Fagan resigns from Jackson post, accepts Neptune head coach job

By WAYNE WITKOWSKI
Correspondent

Joe Fagan, who coached Jackson Memorial High School’s boys basketball team to shared and outright Shore Conference A South Division titles the past four years, has resigned after six seasons to take the head coaching job at Neptune High School.

“It’s been my privilege to be involved with the Jackson kids and the Jackson community,” Fagan said. “It’s more than anyone could possibly think of in coaching. They’ve embraced me from the second year I’ve coached — the first year is always them seeing what it’s all about — and they’ve trusted me. They put egos behind them and put the team first. We accomplished great things together, and it’s something we all can be proud of. I expect that to continue at Jackson Memorial.”

Fagan will be a business teacher at Neptune, as he was at Jackson Memorial.

“I’ve met with the principal at Neptune and, in going around the school, I see the facilities and professionalism are the best in the state. I’m blown away with what they have here,” Fagan said. “But I do appreciate how they treated me at Jackson Memorial and gave me the opportunity to coach there.”

Fagan’s Jackson Memorial teams went 114-50, including reaching a fourth straight 20-win season at 22-7 last season when it won its second Shore Conference A South title in three years. The Jaguars won the WOBM Holiday Classic twice under Fagan and reached the NJSIAA Central Jersey Group IV finals three seasons ago, losing to Rancocas Valley Regional High School.

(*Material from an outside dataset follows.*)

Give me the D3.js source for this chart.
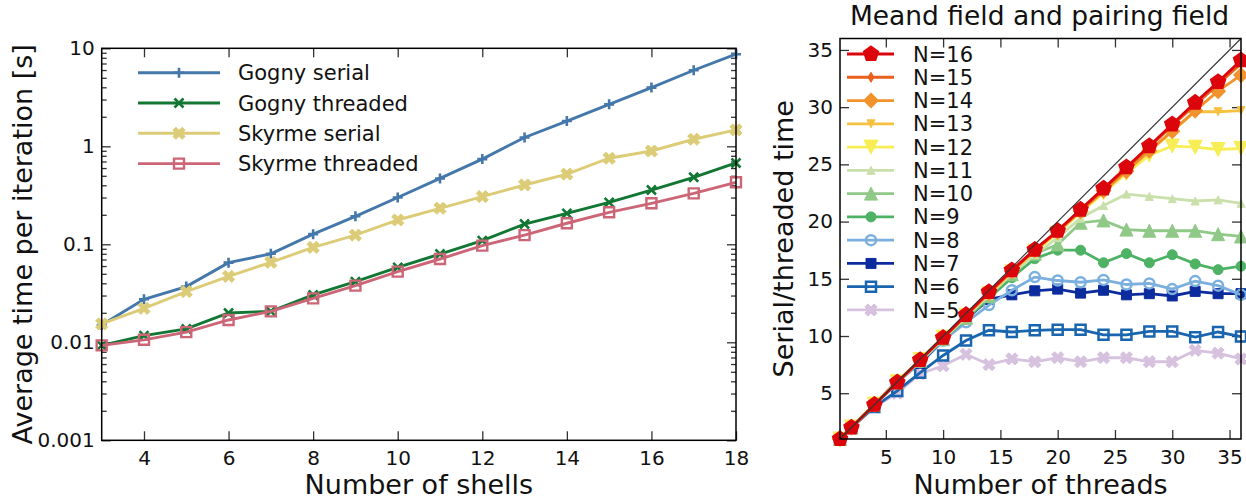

Fagan, who said he lives five minutes away from the school, was appointed unanimously by the Neptune Board of Education after it rejected renewing the contract of longtime coach Ken O’Donnell in a 6-3 vote. O’Donnell had coached Neptune’s boys since the 1990-91 season, compiling 340 wins after gaining 230 victories in nine seasons with Neptune’s girls.

O’Donnell was at the helm of two NJSIAA Group III champion boys basketball teams in 2002 and 2009. The 2002 team advanced to the Tournament of Champions finals. His other accolades include coaching four Shore Conference Tournament championship teams, most recently in 2012; five sectional champions, with the latest also coming two years ago; and eight division champions, including three straight from 2011-13.

O’Donnell is the only coach in state history to lead boys and girls teams to NJSIAA group titles.

Six former Jackson Memorial players are playing college basketball, led most recently by Eric Foster, who is heading to the University of Delaware, and the McDonnell brothers — Jimmy, who is in a final redshirt graduate season at Temple University, and Brandon, who is entering his junior year at Dartmouth College. Brian Kenny is beginning his third year at NCAA Division II Caldwell College, Pete Hetzel is at The College of New Jersey and Aaron Burroughs is at DeSales University.

Fagan’s coaching style is typically characterized by a tenacious, half-court, man-toman defense and an offense that looks to run when it can.

“My teams will guard you and pressure you,” Fagan said. “We’ve had to rely on really good half-court defense, and at Neptune, we’ll probably expand the pressure. But it’s your half-court defense that wins games. We want to make you work on every possession.

“Offensively, we want to push the ball as much as possible. We did that at Jackson Memorial and we’ll do that at Neptune — no more and no less. It’s just that at Neptune, guys can get to the basket faster.”

Fagan said he has had some prior experience coaching Neptune students on AAU basketball teams.

“I understand their skill set,” he said.

This week, Fagan is starting his first of three weeks of summer basketball camps at Spring Lake Heights.